### Problem statement
Gather every line in the records below that contains the word "this".

• • •

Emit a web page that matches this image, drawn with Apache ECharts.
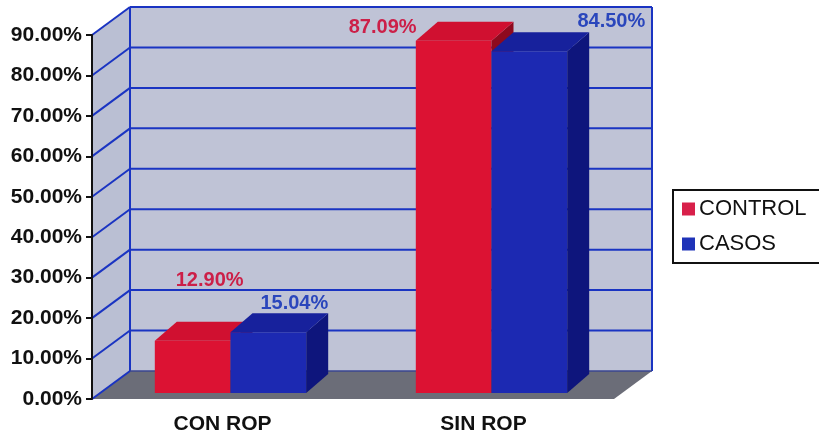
<!DOCTYPE html>
<html>
<head>
<meta charset="utf-8">
<script src="https://cdn.jsdelivr.net/npm/echarts@6/dist/echarts.min.js"></script>
<style>
  html, body { margin: 0; padding: 0; background: #ffffff; }
  #chart { width: 819px; height: 436px; }
</style>
</head>
<body>
<div id="chart"></div>
<script>
// Chart data
const categories = ['CON ROP', 'SIN ROP'];
const seriesNames = ['CONTROL', 'CASOS'];
const controlValues = [12.90, 87.09];
const casosValues = [15.04, 84.50];
const tickValues = [0, 10, 20, 30, 40, 50, 60, 70, 80, 90];
const tickLabels = ['0.00%', '10.00%', '20.00%', '30.00%', '40.00%', '50.00%', '60.00%', '70.00%', '80.00%', '90.00%'];

// Pseudo-3D styling
const FONT = "'Liberation Sans', Arial, sans-serif";
const WALL_DEPTH = [38, -28];   // offset of back wall relative to front plane
const BAR_FRONT = [8, -6];      // bars sit slightly behind the front plane
const BAR_DEPTH = [22, -19];    // depth of each bar
const BAR_RATIO = 0.29;         // bar width as a share of a category band
const palette = {
  control: { front: '#dc1233', top: '#d01030', side: '#8e0a1e', label: '#cc1f48', legend: '#d8204a' },
  casos:   { front: '#1c29b2', top: '#17219c', side: '#0e157c', label: '#2a46bc', legend: '#1f33b8' }
};
// label placement relative to the back-top centre of each bar
const labelNudge = [
  [[-5, -41], [-93, 6]],
  [[4, -10], [60, -11]]
];

function renderFrame(params, api) {
  const cs = params.coordSys;
  const x0 = cs.x, x1 = cs.x + cs.width;
  const dx = WALL_DEPTH[0], dy = WALL_DEPTH[1];
  const yOf = v => api.coord([0, v])[1];
  const yTop = yOf(tickValues[tickValues.length - 1]);
  const yBot = yOf(0);
  const children = [];
  // back wall
  children.push({ type: 'rect', shape: { x: x0 + dx, y: yTop + dy, width: x1 - x0, height: yBot - yTop },
    style: { fill: '#bfc3d6' } });
  // left side wall
  children.push({ type: 'polygon', shape: { points: [[x0, yTop], [x0 + dx, yTop + dy], [x0 + dx, yBot + dy], [x0, yBot]] },
    style: { fill: '#babfd3' } });
  // floor
  children.push({ type: 'polygon', shape: { points: [[x0, yBot], [x1, yBot], [x1 + dx, yBot + dy], [x0 + dx, yBot + dy]] },
    style: { fill: '#6b6d78' } });
  const lineStyle = { stroke: '#1a34c2', lineWidth: 2 };
  tickValues.forEach(v => {
    const y = yOf(v);
    if (v > 0) {
      children.push({ type: 'line', shape: { x1: x0 + dx, y1: y + dy, x2: x1 + dx, y2: y + dy }, style: lineStyle });
    }
    children.push({ type: 'line', shape: { x1: x0, y1: y, x2: x0 + dx, y2: y + dy }, style: lineStyle });
  });
  // back wall edges
  children.push({ type: 'line', shape: { x1: x0 + dx, y1: yTop + dy, x2: x0 + dx, y2: yBot + dy }, style: lineStyle });
  children.push({ type: 'line', shape: { x1: x1 + dx, y1: yTop + dy, x2: x1 + dx, y2: yBot + dy }, style: lineStyle });
  children.push({ type: 'line', shape: { x1: x0 + dx, y1: yBot + dy, x2: x1 + dx, y2: yBot + dy },
    style: { stroke: '#3a4690', lineWidth: 1.5 } });
  return { type: 'group', children };
}

function makeBarRenderer(seriesIdx, colors) {
  return function (params, api) {
    const cat = api.value(0);
    const val = api.value(1);
    const base = api.coord([cat, 0]);
    const top = api.coord([cat, val]);
    const band = api.size([1, 0])[0];
    const w = band * BAR_RATIO;
    const xl = base[0] + BAR_FRONT[0] + (seriesIdx === 0 ? -w : 0);
    const xr = xl + w;
    const yb = base[1] + BAR_FRONT[1];
    const yt = top[1] + BAR_FRONT[1];
    const dx = BAR_DEPTH[0], dy = BAR_DEPTH[1];
    const nudge = labelNudge[seriesIdx][params.dataIndex];
    return {
      type: 'group',
      children: [
        { type: 'rect', shape: { x: xl, y: yt, width: w, height: yb - yt }, style: { fill: colors.front } },
        { type: 'polygon', shape: { points: [[xr, yt], [xr, yb], [xr + dx, yb + dy], [xr + dx, yt + dy]] },
          style: { fill: colors.side } },
        { type: 'polygon', shape: { points: [[xl, yt], [xr, yt], [xr + dx, yt + dy], [xl + dx, yt + dy]] },
          style: { fill: colors.top } },
        { type: 'text', z2: 10,
          style: { text: val.toFixed(2) + '%', x: (xl + xr) / 2 + dx + nudge[0], y: yt + dy + nudge[1],
            align: 'center', verticalAlign: 'middle', fill: colors.label,
            font: 'bold 20px ' + FONT } }
      ]
    };
  };
}

const chart = echarts.init(document.getElementById('chart'), null, { renderer: 'canvas' });
chart.setOption({
  backgroundColor: '#ffffff',
  animation: false,
  grid: { left: 92, right: 205, top: 35, bottom: 37 },
  legend: {
    orient: 'vertical',
    left: 673, top: 190,
    padding: [8, 40, 8, 9],
    itemGap: 13,
    itemWidth: 13, itemHeight: 13,
    icon: 'rect',
    borderColor: '#111111', borderWidth: 2,
    textStyle: { fontFamily: FONT, fontSize: 22, color: '#111111', lineHeight: 22, padding: [0, 0, 0, -1] },
    data: [
      { name: seriesNames[0], itemStyle: { color: palette.control.legend } },
      { name: seriesNames[1], itemStyle: { color: palette.casos.legend } }
    ]
  },
  xAxis: {
    type: 'category',
    data: categories,
    axisLine: { show: false },
    axisTick: { show: false },
    axisLabel: { margin: 15, fontFamily: FONT, fontSize: 21, fontWeight: 'bold', color: '#111111' }
  },
  yAxis: {
    type: 'value',
    min: 0, max: 90, interval: 10,
    z: 5,
    axisLine: { show: true, lineStyle: { color: '#111111', width: 2 } },
    axisTick: { show: true, length: 6, lineStyle: { color: '#111111', width: 2 } },
    splitLine: { show: false },
    axisLabel: {
      margin: 10, fontFamily: FONT, fontSize: 21, fontWeight: 'bold', color: '#111111',
      formatter: v => tickLabels[tickValues.indexOf(v)]
    }
  },
  series: [
    { type: 'custom', name: 'frame', z: 1, silent: true, renderItem: renderFrame, data: [[0, 0]], tooltip: { show: false } },
    { type: 'custom', name: seriesNames[0], z: 3, renderItem: makeBarRenderer(0, palette.control),
      itemStyle: { color: palette.control.legend },
      data: controlValues.map((v, i) => [i, v]) },
    { type: 'custom', name: seriesNames[1], z: 3, renderItem: makeBarRenderer(1, palette.casos),
      itemStyle: { color: palette.casos.legend },
      data: casosValues.map((v, i) => [i, v]) }
  ]
});
</script>
</body>
</html>
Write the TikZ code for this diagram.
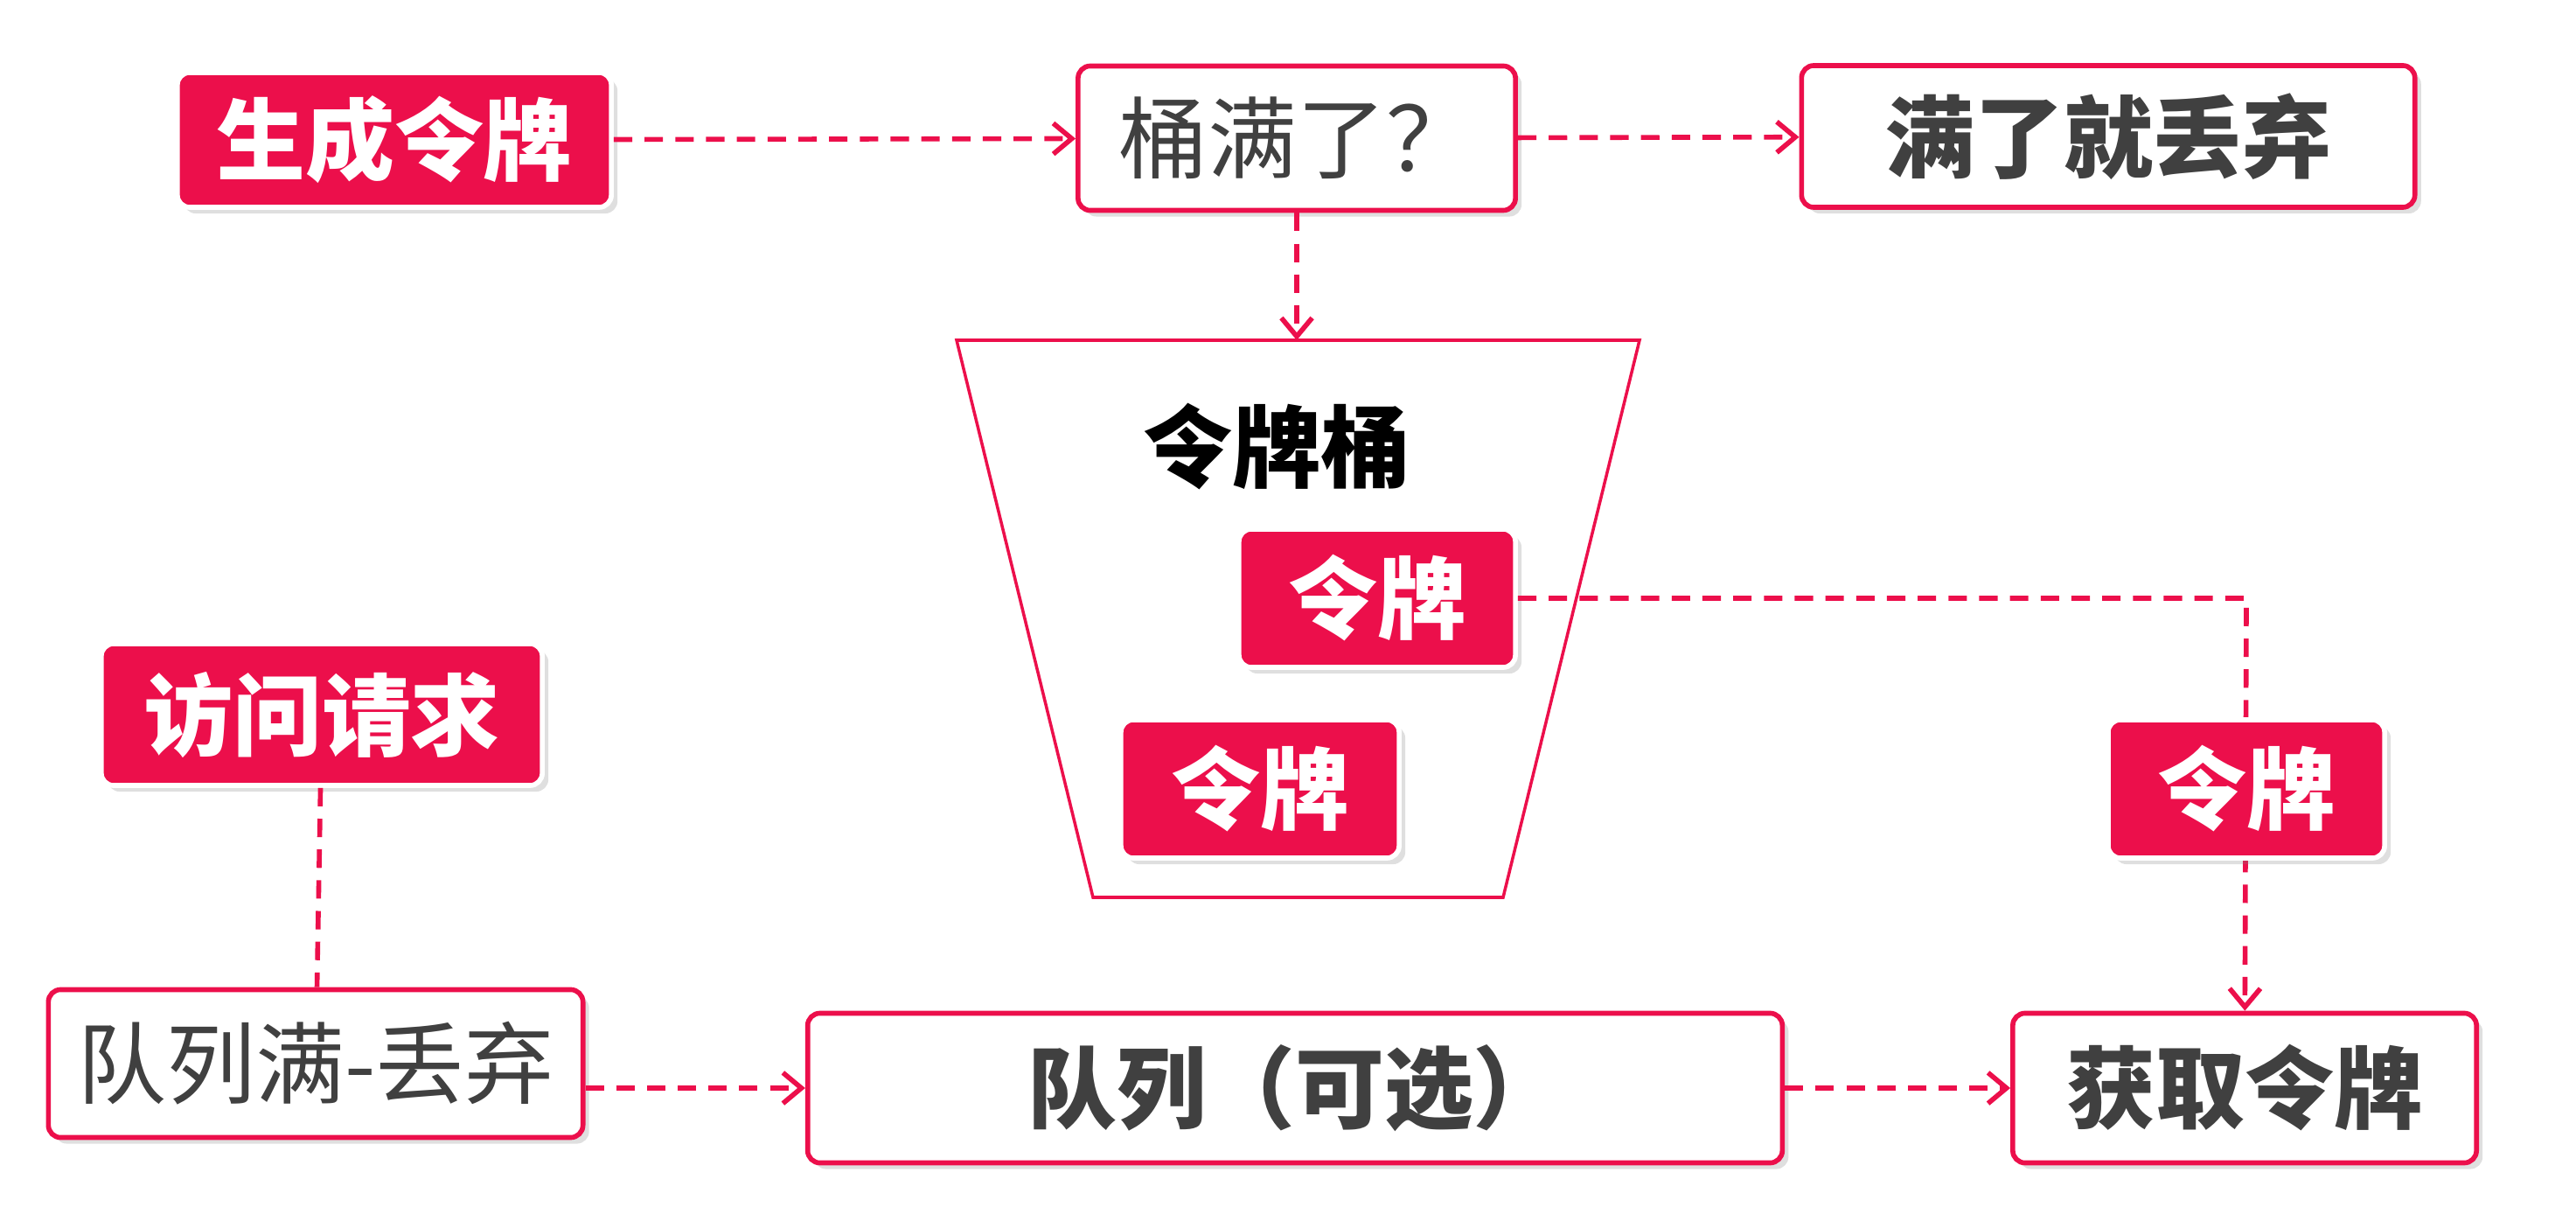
\documentclass[tikz,border=0pt]{standalone}
\usepackage{fontspec}
\setmainfont{Noto Sans CJK SC}
\usetikzlibrary{shadows,arrows.meta}
\definecolor{tokred}{HTML}{EC0F4B}
\definecolor{tokgray}{HTML}{404040}
\tikzset{
	box/.style = {draw = tokred, line width = 1.6pt, rounded corners = 4pt, inner sep = 0pt,
		drop shadow = {opacity = 0.25, shadow xshift = 2pt, shadow yshift = -2pt},
		font = \fontsize{29}{33}\selectfont\bfseries},
	redbox/.style = {box, fill = tokred, text = white, draw = white},
	whitebox/.style = {box, fill = white, text = tokgray},
	flow/.style = {draw = tokred, line width = 1.6pt, dashed, dash pattern = on 6pt off 4pt},
	arrow/.style = {flow, -{Straight Barb[length = 6pt, width = 10pt, line width = 1.6pt]}}
}
\begin{document}
\begin{tikzpicture}[x = 0.01cm, y = -0.01cm]

	\useasboundingbox (0, 0) rectangle (2946, 1404);

	% Bucket

	\draw [tokred, line width = 1pt] (1094, 389) -- (1875, 389) -- (1719, 1026) -- (1250, 1026) -- cycle;
	\node [font = \fontsize{29}{33}\selectfont\bfseries] (bucket) at (1460, 511) {令牌桶};

	% Boxes

	\node [redbox, minimum width = 4.96cm, minimum height = 1.54cm] (gen) at (451, 160) {生成令牌};
	\node [whitebox, minimum width = 5cm, minimum height = 1.65cm, font = \fontsize{29}{33}\selectfont] (full) at (1483, 158) {桶满了？};
	\node [whitebox, minimum width = 7.01cm, minimum height = 1.62cm] (drop) at (2411, 156) {满了就丢弃};
	\node [redbox, minimum width = 3.16cm, minimum height = 1.58cm] (tokA) at (1575, 684) {令牌};
	\node [redbox, minimum width = 3.18cm, minimum height = 1.58cm] (tokB) at (1441, 902) {令牌};
	\node [redbox, minimum width = 5.04cm, minimum height = 1.62cm] (req) at (368, 817) {访问请求};
	\node [whitebox, minimum width = 6.11cm, minimum height = 1.69cm, font = \fontsize{29}{33}\selectfont] (qfull) at (361, 1216) {队列满-丢弃};
	\node [whitebox, minimum width = 11.14cm, minimum height = 1.71cm] (queue) at (1481, 1244) {队列（可选）};
	\node [whitebox, minimum width = 5.3cm, minimum height = 1.71cm] (get) at (2567, 1244) {获取令牌};
	\coordinate (bend) at (2569, 684);
	\coordinate (top) at (1483, 389);

	% Connectors

	\draw [arrow] (gen) -- (full);
	\draw [arrow] (full) -- (drop);
	\draw [arrow] (full) -- (top);
	\draw [arrow] (tokA) -- (bend) -- (get);
	\draw [flow] (req) -- (qfull);
	\draw [arrow] (qfull.east |- queue) -- (queue);
	\draw [arrow] (queue) -- (get);

	% Moving token

	\node [redbox, minimum width = 3.16cm, minimum height = 1.58cm] (tokC) at (2569, 902) {令牌};

\end{tikzpicture}
\end{document}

• • •

### Expected answer
Emit a web page that matches this image, drawn with Apache ECharts.
Write the TikZ code for this diagram.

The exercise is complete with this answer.